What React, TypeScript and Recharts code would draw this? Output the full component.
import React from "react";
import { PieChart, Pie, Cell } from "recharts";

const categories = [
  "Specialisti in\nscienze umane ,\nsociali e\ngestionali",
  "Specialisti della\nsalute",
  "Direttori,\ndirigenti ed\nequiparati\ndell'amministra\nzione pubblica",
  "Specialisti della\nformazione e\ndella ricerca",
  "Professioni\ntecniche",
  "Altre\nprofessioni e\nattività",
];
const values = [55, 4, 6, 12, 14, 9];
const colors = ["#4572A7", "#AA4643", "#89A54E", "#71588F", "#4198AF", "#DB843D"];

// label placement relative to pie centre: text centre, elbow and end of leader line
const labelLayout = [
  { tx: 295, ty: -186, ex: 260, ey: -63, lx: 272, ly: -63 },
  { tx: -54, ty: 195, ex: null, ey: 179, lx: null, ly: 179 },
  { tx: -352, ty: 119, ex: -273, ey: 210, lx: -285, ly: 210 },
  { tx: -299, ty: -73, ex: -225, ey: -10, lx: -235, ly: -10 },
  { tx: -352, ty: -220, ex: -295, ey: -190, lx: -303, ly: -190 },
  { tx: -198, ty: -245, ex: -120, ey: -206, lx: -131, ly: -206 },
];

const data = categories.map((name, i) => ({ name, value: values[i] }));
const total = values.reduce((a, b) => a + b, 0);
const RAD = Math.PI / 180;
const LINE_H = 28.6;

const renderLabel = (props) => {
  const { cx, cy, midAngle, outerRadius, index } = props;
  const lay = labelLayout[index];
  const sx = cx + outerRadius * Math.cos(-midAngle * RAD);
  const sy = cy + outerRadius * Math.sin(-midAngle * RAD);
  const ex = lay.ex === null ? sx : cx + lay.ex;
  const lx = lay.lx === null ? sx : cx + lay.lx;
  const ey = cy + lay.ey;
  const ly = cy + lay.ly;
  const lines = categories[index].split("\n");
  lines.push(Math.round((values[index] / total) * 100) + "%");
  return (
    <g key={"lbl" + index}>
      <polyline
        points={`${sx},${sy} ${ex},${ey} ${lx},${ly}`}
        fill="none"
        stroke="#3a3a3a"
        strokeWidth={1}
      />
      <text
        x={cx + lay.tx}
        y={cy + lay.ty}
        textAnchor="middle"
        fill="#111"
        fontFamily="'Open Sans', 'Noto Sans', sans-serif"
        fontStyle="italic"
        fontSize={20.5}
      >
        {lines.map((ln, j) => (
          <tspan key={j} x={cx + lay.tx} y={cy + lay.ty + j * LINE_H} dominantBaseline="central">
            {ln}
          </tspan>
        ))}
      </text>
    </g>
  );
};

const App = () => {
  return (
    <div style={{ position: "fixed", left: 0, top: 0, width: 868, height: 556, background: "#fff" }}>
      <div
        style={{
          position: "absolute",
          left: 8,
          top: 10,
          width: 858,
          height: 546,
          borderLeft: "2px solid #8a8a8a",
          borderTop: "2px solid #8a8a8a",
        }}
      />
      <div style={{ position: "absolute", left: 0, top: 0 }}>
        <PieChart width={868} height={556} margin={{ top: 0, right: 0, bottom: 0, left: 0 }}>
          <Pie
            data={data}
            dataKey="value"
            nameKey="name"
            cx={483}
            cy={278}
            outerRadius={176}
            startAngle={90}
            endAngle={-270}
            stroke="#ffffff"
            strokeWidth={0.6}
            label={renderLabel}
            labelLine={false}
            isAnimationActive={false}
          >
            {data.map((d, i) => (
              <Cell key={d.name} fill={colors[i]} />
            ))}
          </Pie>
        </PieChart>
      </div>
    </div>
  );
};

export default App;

◇ ◇ ◇

:: DO THIS ::
Retype the material in full, character for character.

:: RESPONSE TO THE EXERCISE ::
What React, TypeScript and Recharts code would draw this? Output the full component.
import React from "react";
import { PieChart, Pie, Cell } from "recharts";

const categories = [
  "Specialisti in\nscienze umane ,\nsociali e\ngestionali",
  "Specialisti della\nsalute",
  "Direttori,\ndirigenti ed\nequiparati\ndell'amministra\nzione pubblica",
  "Specialisti della\nformazione e\ndella ricerca",
  "Professioni\ntecniche",
  "Altre\nprofessioni e\nattività",
];
const values = [55, 4, 6, 12, 14, 9];
const colors = ["#4572A7", "#AA4643", "#89A54E", "#71588F", "#4198AF", "#DB843D"];

// label placement relative to pie centre: text centre, elbow and end of leader line
const labelLayout = [
  { tx: 295, ty: -186, ex: 260, ey: -63, lx: 272, ly: -63 },
  { tx: -54, ty: 195, ex: null, ey: 179, lx: null, ly: 179 },
  { tx: -352, ty: 119, ex: -273, ey: 210, lx: -285, ly: 210 },
  { tx: -299, ty: -73, ex: -225, ey: -10, lx: -235, ly: -10 },
  { tx: -352, ty: -220, ex: -295, ey: -190, lx: -303, ly: -190 },
  { tx: -198, ty: -245, ex: -120, ey: -206, lx: -131, ly: -206 },
];

const data = categories.map((name, i) => ({ name, value: values[i] }));
const total = values.reduce((a, b) => a + b, 0);
const RAD = Math.PI / 180;
const LINE_H = 28.6;

const renderLabel = (props) => {
  const { cx, cy, midAngle, outerRadius, index } = props;
  const lay = labelLayout[index];
  const sx = cx + outerRadius * Math.cos(-midAngle * RAD);
  const sy = cy + outerRadius * Math.sin(-midAngle * RAD);
  const ex = lay.ex === null ? sx : cx + lay.ex;
  const lx = lay.lx === null ? sx : cx + lay.lx;
  const ey = cy + lay.ey;
  const ly = cy + lay.ly;
  const lines = categories[index].split("\n");
  lines.push(Math.round((values[index] / total) * 100) + "%");
  return (
    <g key={"lbl" + index}>
      <polyline
        points={`${sx},${sy} ${ex},${ey} ${lx},${ly}`}
        fill="none"
        stroke="#3a3a3a"
        strokeWidth={1}
      />
      <text
        x={cx + lay.tx}
        y={cy + lay.ty}
        textAnchor="middle"
        fill="#111"
        fontFamily="'Open Sans', 'Noto Sans', sans-serif"
        fontStyle="italic"
        fontSize={20.5}
      >
        {lines.map((ln, j) => (
          <tspan key={j} x={cx + lay.tx} y={cy + lay.ty + j * LINE_H} dominantBaseline="central">
            {ln}
          </tspan>
        ))}
      </text>
    </g>
  );
};

const App = () => {
  return (
    <div style={{ position: "fixed", left: 0, top: 0, width: 868, height: 556, background: "#fff" }}>
      <div
        style={{
          position: "absolute",
          left: 8,
          top: 10,
          width: 858,
          height: 546,
          borderLeft: "2px solid #8a8a8a",
          borderTop: "2px solid #8a8a8a",
        }}
      />
      <div style={{ position: "absolute", left: 0, top: 0 }}>
        <PieChart width={868} height={556} margin={{ top: 0, right: 0, bottom: 0, left: 0 }}>
          <Pie
            data={data}
            dataKey="value"
            nameKey="name"
            cx={483}
            cy={278}
            outerRadius={176}
            startAngle={90}
            endAngle={-270}
            stroke="#ffffff"
            strokeWidth={0.6}
            label={renderLabel}
            labelLine={false}
            isAnimationActive={false}
          >
            {data.map((d, i) => (
              <Cell key={d.name} fill={colors[i]} />
            ))}
          </Pie>
        </PieChart>
      </div>
    </div>
  );
};

export default App;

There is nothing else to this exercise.